Considering the technical aspects, it seems that the Internet of Bodies (IoB) is not more than an extension of Internet of Things (IoT), connecting bodies with the internet. But they became quite distinct if we join in the same sentence the words, human body, safety and security. For this reason it is natural to feel fear after imagine our body as a part of a pervasive network exposed to potential tech bugs and hackers control. Despite this natural feeling, the potential benefits to our health justifies to take IoB seriously.
It is a fact that we are living more years, but more is not synonymous of better if we do not preserve quality of life. That is why all the technology that can help living longer with quality are welcome even if it has risks associated. The considerable improvements in digital health and medtech in the last years (enabled by new sensors, high performance computing, artificial intelligence algorithms, big data, among others), are offering the possibility to have better diagnostics and treatments, and as a consequence a life expectancy improvement. Nevertheless, to fully explore these enablers, it still missing a crucial step: a better connection between the human body and the systems. The Internet of Bodies approach could be this missing part.
Despite it seems a future evidence, IoB approach opens a new type of legal, safety and security issues. In the next years we will assist to a tension between three different views, the pressure to have better health solutions, the available technology that can be used immediately, and the legal/ethical and security issues.

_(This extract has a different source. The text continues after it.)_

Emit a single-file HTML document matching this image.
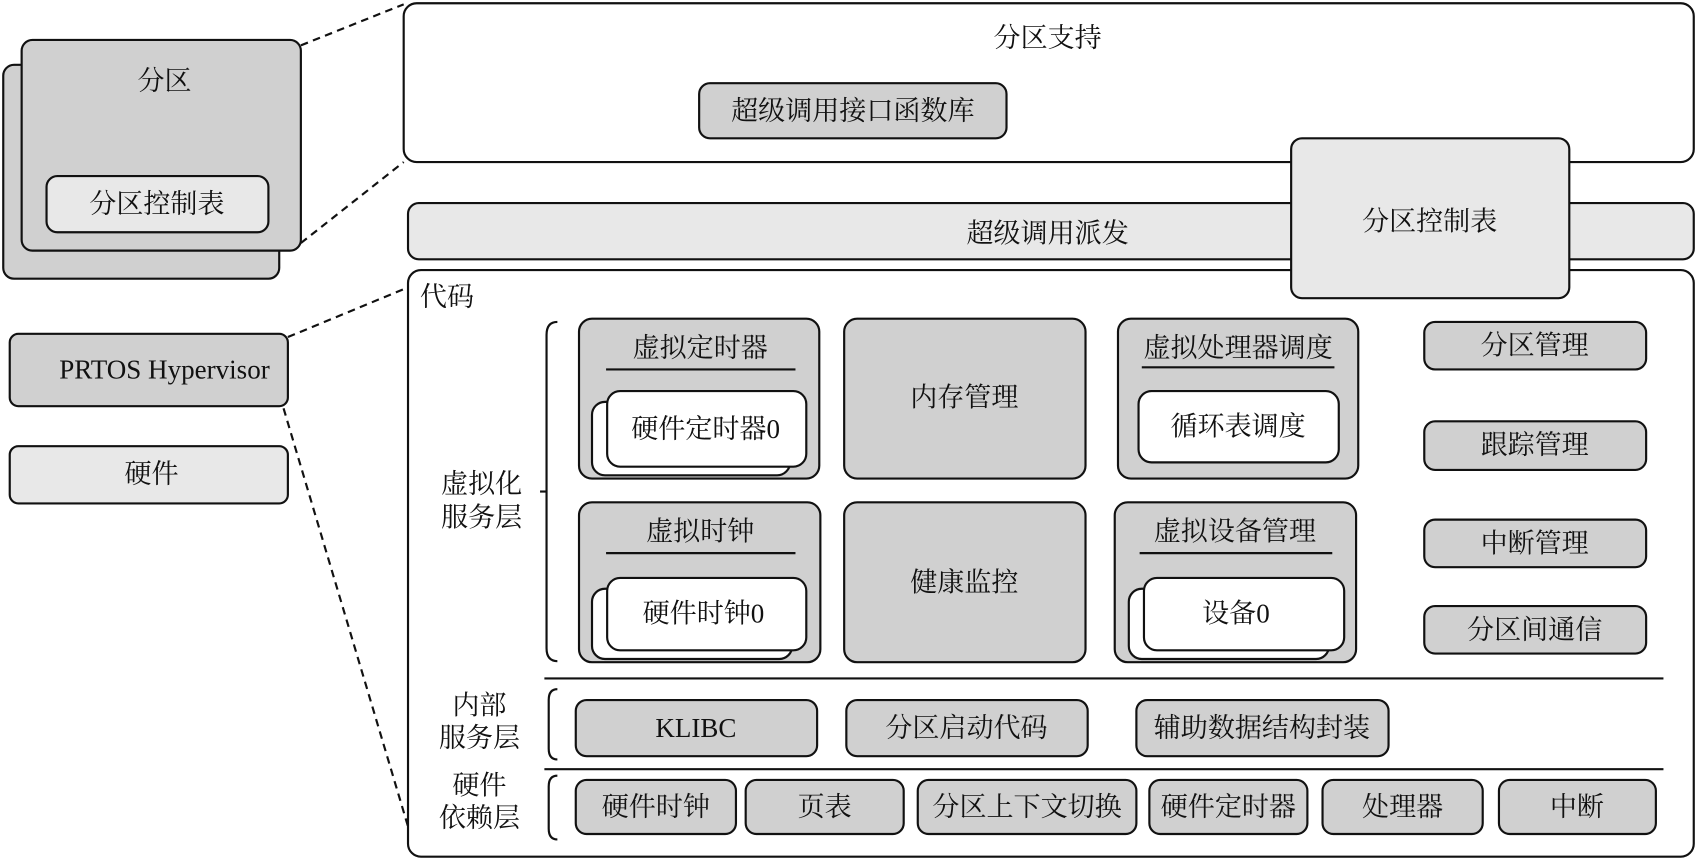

The presentation will have five different parts: 1) Presentation of the three generations of IoB; 2) How the IoB applications could contribute to the Health 4.0 concept, supporting the ageing process?; 3) What are the applications available now and what can we expect in the future?; 4) What are the enabling technologies behind IoB?; 5) What are the main roadblocks in the IoB innovation pathway?
About the Speaker
António Lindo da Cunha has a strong experience driving Innovation and R&D contracts, and leading technology transfer processes between research organisations and the business sector, for Health and Active and Healthy Ageing, creating tangible economic and social value to the organisations involved, especially for SMES.

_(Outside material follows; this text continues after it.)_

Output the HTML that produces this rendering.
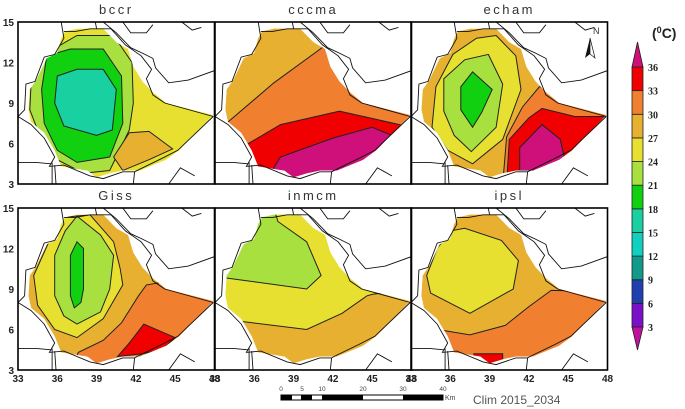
<!DOCTYPE html>
<html><head><meta charset="utf-8"><style>
body{margin:0;background:#fff;}
svg{display:block;font-family:"Liberation Sans",sans-serif;}
</style></head><body>
<svg id="fig" width="685" height="409" viewBox="0 0 685 409"></svg>
<script>
// ---- data ----
const models = ["bccr","cccma","echam","Giss","inmcm","ipsl"];
const levels = [3,6,9,12,15,18,21,24,27,30,33,36];
const levelColors = ["#7a10c8","#2040b0","#109a8a","#10d0c0","#18d0a0","#10d010","#a8e040","#e8e030","#e8b030","#f08030","#f00000","#d0107a"];
const outline = [[36.6,14.3],[37.5,14.5],[39.5,14.5],[40.5,13.5],[41.4,13],[41.8,11.7],[42.5,10.6],[43.3,9.8],[44.3,9],[47.9,8.1],[45.3,5.5],[44.3,4.8],[42.3,4.0],[41,4.0],[40,3.8],[39,3.5],[38.3,4.0],[36.3,4.3],[35.8,5.5],[35,6.8],[34,7.6],[33.8,8.5],[33.9,10],[34.4,10.7],[35.2,12.3],[36,12.7],[36.3,13.8]];
const baseClass = [7,9,8,8,8,9];
const regions = [
 [[6,[[35,12.6],[37.5,14],[40.3,14],[41.7,12],[41.8,9],[41.5,7],[40,4],[38,3.8],[36,4.8],[34.5,7],[33.9,8.5],[34,10.5]]],
  [5,[[35.2,12.5],[37,13],[39.5,13],[40.9,11],[41,7.5],[40,5],[37.5,4.6],[36,5.5],[35,7.5],[34.8,10]]],
  [4,[[36,11],[37.5,11.5],[39.5,11.5],[40.5,10],[40.2,7],[39,6.6],[36.5,7.3],[35.8,9]]],
  [8,[[40.3,5],[41.5,6.8],[43,6.9],[44.8,5.6],[43,4.8],[41,4]]]],
 [[8,[[33,7.6],[34,7.6],[37.5,10.5],[41.6,13.4],[42,15],[33,15]]],
  [10,[[33,6.5],[35.2,5.8],[38,7.4],[42.5,8.4],[48,7.2],[48,3],[33,3]]],
  [11,[[37.5,4.2],[38,5],[42,6.4],[45,7.2],[46.5,6.6],[46,3],[37,3]]]],
 [[7,[[39.5,14],[41,12.5],[41.4,10],[40,6.3],[37.7,4.5],[35.8,5.5],[34.6,7.2],[34.9,10.2],[36.2,12.6],[38,13.8]]],
  [6,[[38.9,12.6],[40,10.4],[39.5,7.2],[37.6,5.4],[36.3,6.6],[35.5,8.4],[35.5,10.8],[37.1,12.2]]],
  [5,[[37.7,11.3],[39.2,10],[38.4,8.3],[37.7,7.2],[36.8,8.5],[36.8,10.2]]],
  [9,[[40,3],[40.3,6.5],[41.5,8.7],[42.8,10.2],[44,10.2],[48,8.2],[48,3]]],
  [10,[[40.3,3],[40.5,6.3],[42,7.9],[43,8.6],[45.5,8.0],[48,8],[48,3]]],
  [11,[[41.3,4.0],[41.3,5.7],[43,7.4],[44.4,6.3],[44.7,5.0],[44.5,4.0]]]],
 [[7,[[36.5,14.3],[38.5,14.5],[40.3,12.5],[40.8,10.5],[41,9.3],[39.5,6.8],[37.5,5.4],[35.8,6],[34.5,7.8],[34.2,10],[35.5,12.8]]],
  [6,[[37.5,14.4],[39.3,13],[40.3,11.5],[40,9],[39.3,7.3],[37.5,6.4],[36.5,7],[35.8,8.5],[35.8,11.5],[36.6,13.3]]],
  [5,[[37.5,12.5],[38,12],[38,9],[37.8,8],[37.3,7.6],[37,8.5],[37,11.5]]],
  [9,[[37,3],[37.6,4.3],[39.5,5.2],[40.9,6.5],[42.2,8.5],[42.8,9.3],[44,9.5],[48,8.2],[48,3]]],
  [10,[[40.6,4],[41.5,5],[42.6,6.4],[45,5.4],[44,4.5],[42.5,4.2]]]],
 [[7,[[33,6.8],[35,6.6],[40,6],[42.7,7.2],[44.6,8.5],[45,8.6],[48,9],[48,15],[33,15]]],
  [6,[[33,9.9],[34,9.8],[40,9.0],[41.1,10],[40,12.5],[37.8,14],[37.5,15],[33,15]]]],
 [[8,[[33,6.3],[34.4,6.1],[37.5,5.6],[40.2,6.3],[42,7.7],[43.7,8.9],[48,8.8],[48,15],[33,15]]],
  [7,[[34.2,10],[34.5,8.7],[37.5,7.2],[40.8,9],[41.2,11.1],[39.9,12.6],[37.1,13.5],[36,13.3],[35,12]]],
  [10,[[37.8,3],[37.8,4.2],[40,4.2],[40,3]]]]
];
const borders = [
 [[36.3,15],[36.5,13.8],[35.8,12.6],[35,12.4],[34.3,10.6],[33.6,10.4],[33.5,8.5],[33,8]],
 [[33,8],[34,7.4],[35,6.4],[35.8,5],[35.4,4.3],[36.5,4.4],[38.5,3.6],[39.5,3.4],[41,3.9],[41.9,3.9]],
 [[41.9,3.9],[42.3,4.1],[44,4.9],[45.2,5.5],[47.9,8]],
 [[47.9,8],[44.2,9],[43.3,9.6],[42.8,10.8],[43.2,11.5],[42.4,12.5],[41.2,13.3],[40.1,14.5],[38.5,14.5],[37.4,14.3],[36.5,14.3]],
 [[39.5,15],[40.5,14.2],[41.6,13.1],[42.5,12.7],[43.3,12.3],[43.5,11.6],[44.5,10.5],[46,10.7],[48,11.4]],
 [[38.9,15],[39,14.5]],
 [[35.8,4.4],[35.9,3]],[[35.6,4.6],[35.6,3]],
 [[41.9,3.9],[41.8,3]],
 [[44.5,3],[45.4,4.2],[46.5,3.6]],
 [[33,4.6],[34.4,4.6],[35.5,4.5]],
 [[41,15],[41.6,14.2],[42.8,14.2],[43.3,14.8]],
 [[45.5,15],[46.3,14.4],[47,14.6]]
];
const xTicks = [33,36,39,42,45,48];
const yTicks = [3,6,9,12,15];

// ---- layout ----
const NS="http://www.w3.org/2000/svg";
const svg=document.getElementById('fig');
function mk(tag,attrs,parent){const e=document.createElementNS(NS,tag);for(const k in attrs)e.setAttribute(k,attrs[k]);(parent||svg).appendChild(e);return e;}
const colX=[18,215,411], rowY=[22,208], pw=196.5, ph=162;
function sx(c,lon){return colX[c]+(lon-33)*pw/15;}
function sy(r,lat){return rowY[r]+(15-lat)*ph/12;}

models.forEach((m,i)=>{
  const c=i%3, r=Math.floor(i/3);
  const g=mk('g',{});
  
  
  const pts=poly=>poly.map(p=>sx(c,p[0]).toFixed(1)+','+sy(r,p[1]).toFixed(1)).join(' ');
  const cp=mk('clipPath',{id:'clip'+i},g);
  mk('polygon',{points:pts(outline)},cp);
  const cf=mk('clipPath',{id:'frame'+i},g);
  mk('rect',{x:colX[c],y:rowY[r],width:pw,height:ph},cf);
  const base=mk('polygon',{points:pts(outline),fill:levelColors[baseClass[i]]},g);
  
  
  regions[i].forEach(rg=>{
    const p=mk('polygon',{points:pts(rg[1]),fill:levelColors[rg[0]],stroke:'#222','stroke-width':1,'clip-path':'url(#clip'+i+')'},g);
    
    
  });
  const bg=mk('g',{'clip-path':'url(#frame'+i+')'},g);
  borders.forEach(b=>{
    const l=mk('polyline',{points:pts(b),fill:'none',stroke:'#111','stroke-width':0.9},bg);
    
    
  });
  const fr=mk('rect',{x:colX[c],y:rowY[r],width:pw,height:ph,fill:'none',stroke:'#000','stroke-width':1.6},g);
  
  
  const t=mk('text',{x:colX[c]+pw/2,y:rowY[r]-8,'text-anchor':'middle','font-size':13,fill:'#333','letter-spacing':'2.5'},g);
  t.textContent=m;
  
  
  if(c===0){yTicks.forEach(v=>{
    const yl=mk('text',{x:colX[c]-4,y:sy(r,v)+4,'text-anchor':'end','font-size':10,'font-weight':'bold',fill:'#222'},g);
    yl.textContent=v;
    
    
  });}
  if(r===1){xTicks.forEach(v=>{
    const xl=mk('text',{x:sx(c,v),y:rowY[r]+ph+12,'text-anchor':'middle','font-size':10,'font-weight':'bold',fill:'#222'},g);
    xl.textContent=v;
    
    
  });}
});

// north arrow
const na=mk('g',{});


mk('polygon',{points:'590,38 585,58 590,54',fill:'#111'},na);
mk('polygon',{points:'590,38 595,58 590,54',fill:'#fff',stroke:'#111','stroke-width':0.7},na);
const nt=mk('text',{x:593,y:34,'font-size':9,fill:'#333'},na);nt.textContent='N';

// colorbar
const cb=mk('g',{});


const cbx=632,cbw=11,cbTop=67,cbBot=327,step=(cbBot-cbTop)/(levels.length-1);
levelColors.slice(0,levels.length-1).forEach((col,k)=>{
  const y=cbBot-(k+1)*step;
  const s=mk('rect',{x:cbx,y:y,width:cbw,height:step,fill:col,stroke:'#222','stroke-width':0.8},cb);
  
  
});
mk('polygon',{points:`${cbx},${cbTop} ${cbx+cbw},${cbTop} ${cbx+cbw/2},${cbTop-25}`,fill:'#d0107a',stroke:'#222','stroke-width':0.8},cb);
mk('polygon',{points:`${cbx},${cbBot} ${cbx+cbw},${cbBot} ${cbx+cbw/2},${cbBot+23}`,fill:'#c010a0',stroke:'#222','stroke-width':0.8},cb);
levels.forEach((v,k)=>{
  const l=mk('text',{x:648,y:cbBot-k*step+4,'font-size':10,'font-weight':'bold','font-family':'Liberation Serif, serif',fill:'#222'},cb);
  l.textContent=v;
  
  
});
const ut=mk('text',{x:652,y:38,'font-size':14,'font-weight':'bold',fill:'#222'},cb);
ut.innerHTML='(<tspan font-size="9" dy="-5">0</tspan><tspan dy="5">C)</tspan>';



// scale bar
const sb=mk('g',{});


mk('rect',{x:281,y:395,width:162,height:5,fill:'#fff',stroke:'#000','stroke-width':1},sb);
[[281,292],[301,312],[322,363],[403,443]].forEach(s=>mk('rect',{x:s[0],y:395,width:s[1]-s[0],height:5,fill:'#000'},sb));
[["0",281],["5",302],["10",322],["20",363],["30",403],["40",443]].forEach(l=>{const t=mk('text',{x:l[1],y:391,'font-size':6.5,'text-anchor':'middle',fill:'#444'},sb);t.textContent=l[0];});
const km=mk('text',{x:445,y:400,'font-size':7,fill:'#444'},sb);km.textContent='Km';
const clim=mk('text',{x:473,y:404,'font-size':12,fill:'#555'});
clim.textContent='Clim 2015_2034';


</script>
</body></html>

He is Executive Director of the Automatics Lab of Instituto Pedro Nunes (IPN) and member of the board of Caritas Diocesana de Coimbra. In the last years he coordinated different initiatives related with Telemedicine, Hospital@home, Home-Care and Care-Home. He is member of the Ageing@Coimbra coordination group (European Reference Site for Active and Healthy Ageing, EIP AHA), IPN representative in EIT Health (Knowledge and Innovation Communities) initiative, and was member of the board and research director of the Critical Move S.A. a spin-off from IPN and Critical group. He is the coordinator of the “Technologies to Support the Quality of Life” innovation platform for Smart Specialization Strategy implementation (RIS3) in Portugal Centro Region.